The UK excels in the magic ingredients behind the creative industries. Our makers of film, TV, and computer games are ahead of the pack and richly garlanded with industry awards. But we need to get better at putting more work into the middle of the spectrum – the businesses that are growing out of the training grounds of the arts and into the commercial reality of early business life, through medium size, to become the ITVs and Entertainment Ones of tomorrow. The London Stock Exchange is short on these. Our potential creative industry businesses are attractive targets for global giants. Sometimes this talent is spotted even before businesses are formed, with individuals and teams lost to other creative hubs worldwide.
What can we do to stop this? There are lessons creative industry businesses can learn from the City when it comes to valuation and investment. In the City, the value of intellectual property (IP) has come to be understood over time, especially in the technology sector, and in no small part thanks to organisations such as IP Group and Imperial Innovations.
They have identified IP as one of the key bearers of value, and have helped companies form and grow around this. In these firms, scientists who came up with the original concepts have kept stakes, allowing them to retain control and take decisions that lead to the establishment of sizeable businesses. The organisations which have helped them have also taken stakes and are able to benefit and reinvest in the industry.

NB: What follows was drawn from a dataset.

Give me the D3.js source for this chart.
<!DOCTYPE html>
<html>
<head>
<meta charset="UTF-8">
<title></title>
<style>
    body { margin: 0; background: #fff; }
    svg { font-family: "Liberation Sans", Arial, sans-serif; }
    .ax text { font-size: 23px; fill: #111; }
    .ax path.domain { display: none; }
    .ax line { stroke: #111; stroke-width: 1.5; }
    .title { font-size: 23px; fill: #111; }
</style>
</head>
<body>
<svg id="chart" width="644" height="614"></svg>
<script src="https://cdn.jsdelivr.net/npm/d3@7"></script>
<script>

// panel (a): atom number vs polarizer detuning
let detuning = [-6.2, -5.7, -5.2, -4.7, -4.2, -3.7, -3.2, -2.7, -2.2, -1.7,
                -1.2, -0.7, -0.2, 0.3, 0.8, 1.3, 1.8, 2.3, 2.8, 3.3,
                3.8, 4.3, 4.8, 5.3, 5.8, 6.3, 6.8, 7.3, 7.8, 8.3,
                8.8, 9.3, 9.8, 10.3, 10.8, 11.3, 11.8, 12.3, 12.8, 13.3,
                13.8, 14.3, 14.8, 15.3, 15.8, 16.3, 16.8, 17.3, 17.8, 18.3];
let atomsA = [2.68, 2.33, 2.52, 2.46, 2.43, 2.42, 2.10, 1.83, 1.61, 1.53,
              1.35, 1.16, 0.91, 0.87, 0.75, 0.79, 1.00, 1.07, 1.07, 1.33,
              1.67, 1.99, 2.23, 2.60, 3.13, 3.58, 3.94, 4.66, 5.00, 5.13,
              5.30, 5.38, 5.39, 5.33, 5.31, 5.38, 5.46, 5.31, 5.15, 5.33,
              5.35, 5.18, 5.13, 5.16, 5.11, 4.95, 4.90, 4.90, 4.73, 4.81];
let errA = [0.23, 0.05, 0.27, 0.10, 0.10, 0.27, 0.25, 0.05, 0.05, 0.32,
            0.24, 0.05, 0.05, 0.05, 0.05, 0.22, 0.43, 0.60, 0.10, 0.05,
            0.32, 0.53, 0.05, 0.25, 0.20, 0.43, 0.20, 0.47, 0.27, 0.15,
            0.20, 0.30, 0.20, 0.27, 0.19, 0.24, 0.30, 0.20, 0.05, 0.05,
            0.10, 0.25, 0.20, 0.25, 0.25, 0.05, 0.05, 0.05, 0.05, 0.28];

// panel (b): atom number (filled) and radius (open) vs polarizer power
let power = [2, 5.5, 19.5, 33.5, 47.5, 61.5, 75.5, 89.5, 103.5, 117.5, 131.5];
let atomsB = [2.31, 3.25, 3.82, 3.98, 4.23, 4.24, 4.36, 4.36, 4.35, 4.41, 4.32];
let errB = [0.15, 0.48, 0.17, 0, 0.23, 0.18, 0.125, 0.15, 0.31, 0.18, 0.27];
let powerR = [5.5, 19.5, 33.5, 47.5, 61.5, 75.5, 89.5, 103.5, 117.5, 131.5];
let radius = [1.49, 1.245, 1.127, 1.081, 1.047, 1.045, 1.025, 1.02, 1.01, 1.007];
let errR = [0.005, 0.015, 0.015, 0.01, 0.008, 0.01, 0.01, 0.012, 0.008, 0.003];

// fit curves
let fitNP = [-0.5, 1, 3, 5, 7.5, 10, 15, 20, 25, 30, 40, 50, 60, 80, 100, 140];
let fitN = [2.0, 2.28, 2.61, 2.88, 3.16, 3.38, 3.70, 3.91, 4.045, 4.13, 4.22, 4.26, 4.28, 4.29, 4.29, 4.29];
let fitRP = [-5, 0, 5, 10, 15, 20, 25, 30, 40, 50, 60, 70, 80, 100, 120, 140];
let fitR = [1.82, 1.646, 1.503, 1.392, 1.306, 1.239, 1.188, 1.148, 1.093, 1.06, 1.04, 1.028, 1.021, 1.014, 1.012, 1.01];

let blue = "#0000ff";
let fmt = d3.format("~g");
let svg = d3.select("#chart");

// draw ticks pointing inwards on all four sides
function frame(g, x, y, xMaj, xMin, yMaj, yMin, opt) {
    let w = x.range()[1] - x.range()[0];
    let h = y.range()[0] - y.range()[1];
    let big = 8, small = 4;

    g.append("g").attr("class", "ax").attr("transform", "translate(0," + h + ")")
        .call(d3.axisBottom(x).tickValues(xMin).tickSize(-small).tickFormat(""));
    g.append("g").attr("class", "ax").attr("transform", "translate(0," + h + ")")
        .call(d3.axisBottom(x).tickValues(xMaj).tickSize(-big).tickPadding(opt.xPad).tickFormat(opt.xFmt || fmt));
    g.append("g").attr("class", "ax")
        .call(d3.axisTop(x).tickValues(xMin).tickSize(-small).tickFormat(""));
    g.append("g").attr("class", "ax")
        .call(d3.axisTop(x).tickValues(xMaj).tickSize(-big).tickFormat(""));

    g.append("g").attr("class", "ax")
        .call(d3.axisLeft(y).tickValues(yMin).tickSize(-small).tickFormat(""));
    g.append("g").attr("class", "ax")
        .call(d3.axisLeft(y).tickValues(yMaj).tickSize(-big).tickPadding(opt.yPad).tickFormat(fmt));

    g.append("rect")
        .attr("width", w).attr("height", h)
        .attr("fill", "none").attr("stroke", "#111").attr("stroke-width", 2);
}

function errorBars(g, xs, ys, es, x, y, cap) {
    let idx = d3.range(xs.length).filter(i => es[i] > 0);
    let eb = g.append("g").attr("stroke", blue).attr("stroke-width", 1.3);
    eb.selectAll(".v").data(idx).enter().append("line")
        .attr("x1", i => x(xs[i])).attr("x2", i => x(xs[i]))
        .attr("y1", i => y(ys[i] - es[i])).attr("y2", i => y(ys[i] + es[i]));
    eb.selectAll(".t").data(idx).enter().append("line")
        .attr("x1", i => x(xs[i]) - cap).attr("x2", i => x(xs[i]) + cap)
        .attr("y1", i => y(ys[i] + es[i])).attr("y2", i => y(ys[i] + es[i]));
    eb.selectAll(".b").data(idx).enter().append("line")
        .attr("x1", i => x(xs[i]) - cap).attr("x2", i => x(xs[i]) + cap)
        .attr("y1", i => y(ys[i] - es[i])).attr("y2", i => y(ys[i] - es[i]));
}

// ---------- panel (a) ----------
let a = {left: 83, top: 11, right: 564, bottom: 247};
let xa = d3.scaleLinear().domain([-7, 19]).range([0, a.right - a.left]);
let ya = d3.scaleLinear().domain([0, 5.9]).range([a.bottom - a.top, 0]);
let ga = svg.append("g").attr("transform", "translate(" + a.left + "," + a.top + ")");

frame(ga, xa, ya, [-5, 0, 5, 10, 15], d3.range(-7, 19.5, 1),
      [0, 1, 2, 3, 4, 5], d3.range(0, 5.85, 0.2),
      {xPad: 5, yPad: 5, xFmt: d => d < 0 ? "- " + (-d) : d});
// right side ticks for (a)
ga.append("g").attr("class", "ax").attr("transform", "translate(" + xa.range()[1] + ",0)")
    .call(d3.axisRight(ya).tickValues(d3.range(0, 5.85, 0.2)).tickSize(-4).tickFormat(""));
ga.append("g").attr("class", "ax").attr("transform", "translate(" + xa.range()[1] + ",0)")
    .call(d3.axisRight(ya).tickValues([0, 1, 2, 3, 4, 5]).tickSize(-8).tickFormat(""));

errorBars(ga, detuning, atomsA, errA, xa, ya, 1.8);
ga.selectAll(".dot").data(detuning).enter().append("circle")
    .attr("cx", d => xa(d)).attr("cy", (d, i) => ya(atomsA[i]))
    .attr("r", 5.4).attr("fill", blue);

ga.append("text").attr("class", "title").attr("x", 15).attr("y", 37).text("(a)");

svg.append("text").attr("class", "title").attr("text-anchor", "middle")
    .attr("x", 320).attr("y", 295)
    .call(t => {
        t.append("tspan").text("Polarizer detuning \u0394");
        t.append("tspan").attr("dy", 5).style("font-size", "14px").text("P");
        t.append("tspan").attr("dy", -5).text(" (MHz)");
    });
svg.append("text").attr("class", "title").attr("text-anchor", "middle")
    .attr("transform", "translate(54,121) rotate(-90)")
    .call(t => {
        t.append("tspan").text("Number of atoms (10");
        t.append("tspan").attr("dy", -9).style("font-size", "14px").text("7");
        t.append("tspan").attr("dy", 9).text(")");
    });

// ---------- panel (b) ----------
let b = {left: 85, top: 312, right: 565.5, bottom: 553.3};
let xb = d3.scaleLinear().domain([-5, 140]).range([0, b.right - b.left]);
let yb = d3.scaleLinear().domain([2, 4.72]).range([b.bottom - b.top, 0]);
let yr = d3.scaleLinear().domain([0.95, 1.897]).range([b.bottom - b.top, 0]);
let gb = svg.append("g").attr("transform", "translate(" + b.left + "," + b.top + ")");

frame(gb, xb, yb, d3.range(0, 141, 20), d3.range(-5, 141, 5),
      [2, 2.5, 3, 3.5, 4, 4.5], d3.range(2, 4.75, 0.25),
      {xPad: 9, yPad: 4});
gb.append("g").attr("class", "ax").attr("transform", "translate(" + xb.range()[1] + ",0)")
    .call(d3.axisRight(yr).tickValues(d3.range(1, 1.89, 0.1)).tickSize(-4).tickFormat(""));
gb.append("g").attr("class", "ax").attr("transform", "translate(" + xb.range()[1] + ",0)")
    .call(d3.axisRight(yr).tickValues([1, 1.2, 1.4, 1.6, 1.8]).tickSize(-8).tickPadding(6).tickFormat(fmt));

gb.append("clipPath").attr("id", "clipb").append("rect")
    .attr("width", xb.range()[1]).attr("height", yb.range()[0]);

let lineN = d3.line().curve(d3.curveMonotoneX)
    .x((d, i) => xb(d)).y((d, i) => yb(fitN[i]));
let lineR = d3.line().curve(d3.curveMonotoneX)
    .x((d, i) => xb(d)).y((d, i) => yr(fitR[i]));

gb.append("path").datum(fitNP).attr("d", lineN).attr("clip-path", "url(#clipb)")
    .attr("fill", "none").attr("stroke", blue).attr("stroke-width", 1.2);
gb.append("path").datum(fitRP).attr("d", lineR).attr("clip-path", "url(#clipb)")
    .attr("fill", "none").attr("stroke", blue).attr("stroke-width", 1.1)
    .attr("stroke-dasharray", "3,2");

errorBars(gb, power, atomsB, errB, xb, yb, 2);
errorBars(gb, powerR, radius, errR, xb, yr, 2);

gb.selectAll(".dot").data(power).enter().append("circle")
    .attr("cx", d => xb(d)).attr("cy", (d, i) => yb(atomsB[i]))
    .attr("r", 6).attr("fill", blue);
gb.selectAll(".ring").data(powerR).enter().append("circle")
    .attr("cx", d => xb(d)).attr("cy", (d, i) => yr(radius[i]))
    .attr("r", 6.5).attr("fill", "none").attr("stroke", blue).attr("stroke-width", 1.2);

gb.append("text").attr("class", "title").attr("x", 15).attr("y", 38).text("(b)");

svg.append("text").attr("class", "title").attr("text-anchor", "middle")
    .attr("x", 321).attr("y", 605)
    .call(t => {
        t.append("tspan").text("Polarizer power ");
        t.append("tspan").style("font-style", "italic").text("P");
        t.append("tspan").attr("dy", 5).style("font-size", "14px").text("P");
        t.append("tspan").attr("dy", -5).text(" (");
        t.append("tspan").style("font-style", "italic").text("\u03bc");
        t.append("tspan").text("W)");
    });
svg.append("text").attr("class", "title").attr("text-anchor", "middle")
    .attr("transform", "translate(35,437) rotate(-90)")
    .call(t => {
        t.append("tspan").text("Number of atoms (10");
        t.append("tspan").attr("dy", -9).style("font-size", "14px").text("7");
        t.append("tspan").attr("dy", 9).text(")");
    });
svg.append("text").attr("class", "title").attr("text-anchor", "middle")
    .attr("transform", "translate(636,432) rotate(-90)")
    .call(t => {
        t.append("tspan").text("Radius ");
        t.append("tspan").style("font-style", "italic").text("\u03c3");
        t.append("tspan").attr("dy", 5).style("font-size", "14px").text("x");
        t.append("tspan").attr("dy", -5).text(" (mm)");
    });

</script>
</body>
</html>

We need to think of the creative industries as having IP and encourage them to keep it, not take a small payday today in denial of a future. Then we will see more medium-sized companies on the markets and an even stronger national industry.

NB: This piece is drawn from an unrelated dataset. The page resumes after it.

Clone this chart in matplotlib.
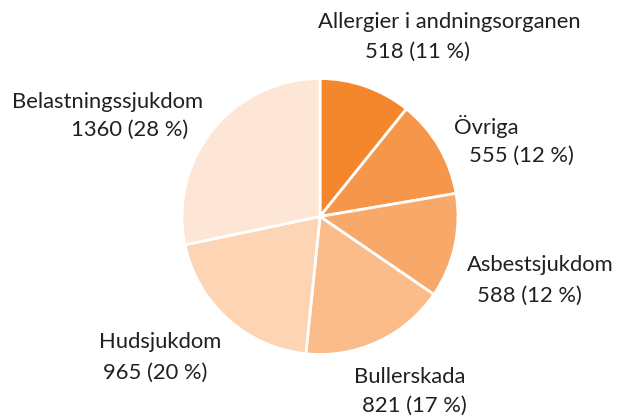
import matplotlib
matplotlib.use("Agg")
import matplotlib.pyplot as plt

categories = ["Allergier i andningsorganen", "Övriga", "Asbestsjukdom",
              "Bullerskada", "Hudsjukdom", "Belastningssjukdom"]
values = [518, 555, 588, 821, 965, 1360]
percent_labels = ["518 (11 %)", "555 (12 %)", "588 (12 %)",
                  "821 (17 %)", "965 (20 %)", "1360 (28 %)"]
colors = ["#F4862C", "#F6964A", "#F8A868", "#FBBC8A", "#FDD5B4", "#FEE6D6"]

W, H = 624, 419
fig = plt.figure(figsize=(W / 100, H / 100), dpi=100)
ax = fig.add_axes([0, 0, 1, 1])
ax.set_xlim(0, W)
ax.set_ylim(0, H)
ax.set_aspect("equal")
ax.axis("off")

ax.pie(values, colors=colors, startangle=90, counterclock=False,
       center=(320, H - 216.5), radius=138,
       wedgeprops=dict(edgecolor="white", linewidth=2))
ax.set_xlim(0, W)
ax.set_ylim(0, H)

# label anchors (pixel coords, left edges / vertical centers)
name_pos = [(318, 22), (454, 126), (467, 265), (354, 377), (99, 342), (12, 102)]
val_pos = [(365, 52), (469, 156), (477, 296), (362, 406), (103, 373), (71, 130)]

font = dict(family="Lato", fontsize=15.8, color="#231F20")
for name, (x, y) in zip(categories, name_pos):
    ax.text(x, H - y, name, ha="left", va="center", **font)
for lab, (x, y) in zip(percent_labels, val_pos):
    ax.text(x, H - y, lab, ha="left", va="center", **font)

fig.savefig("out.png", dpi=100)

Some are already doing this. Creative England, for example, helped games business Pixel Toys find funding and support on the way to becoming the creator of the game used to demonstrate Apple’s new 3D Touch technology at the launch of the iPhone 6S. It has invested over £10m of public funds into creative businesses in its four years of existence, and is now seeking partnership funds from larger organisations in search of innovative ideas, and potentially from private funds over time.
But Creative England would be assisted if all of us started to view the creative industries as they should be, as bearing social value, but also potential commercial value. We have to understand this to help make it happen.